To his credit, Roberts has also written majority opinions upholding the Fourth Amendment privacy interests of cellphone owners in Riley v. California (2014) and Carpenter v. U.S. (2018).

In a speech delivered at the University of Minnesota Law School on Oct. 16, Roberts sought to defuse the enmity and rancor caused by Kavanaugh’s confirmation, stressing the need for judicial independence.

Channeling Alexander Hamilton and Federalist Paper No. 78, Roberts said that the courts “must be very different” from the “political branches” of government. The courts, he insisted, “do not speak for the people. … We speak for the Constitution. Our role is very clear: We are to interpret the Constitution and the laws of the United States and ensure that the political branches act within them.”
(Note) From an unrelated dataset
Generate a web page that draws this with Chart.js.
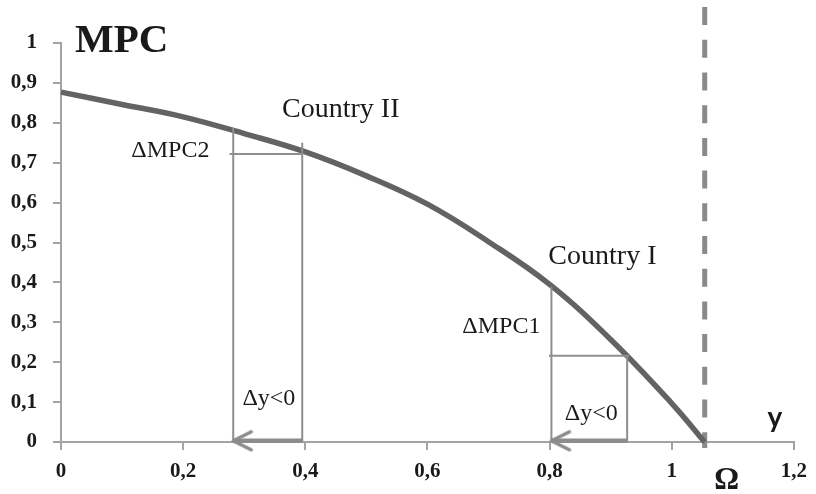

I have little doubt that Roberts is genuinely concerned with the legitimacy of the Supreme Court and the court’s interest in appearing nonpartisan. Unfortunately, that interest appears to be narrow, abstract and formalistic.

In matters of substance in cases that affect the vital rights and interests of real people, particularly minorities and those without institutional power, Roberts has shown himself to be a corporate partisan. That he now occupies the ideological center of the highest court in the land should be a danger signal akin to a fire alarm for everyone concerned with justice and equality under the law.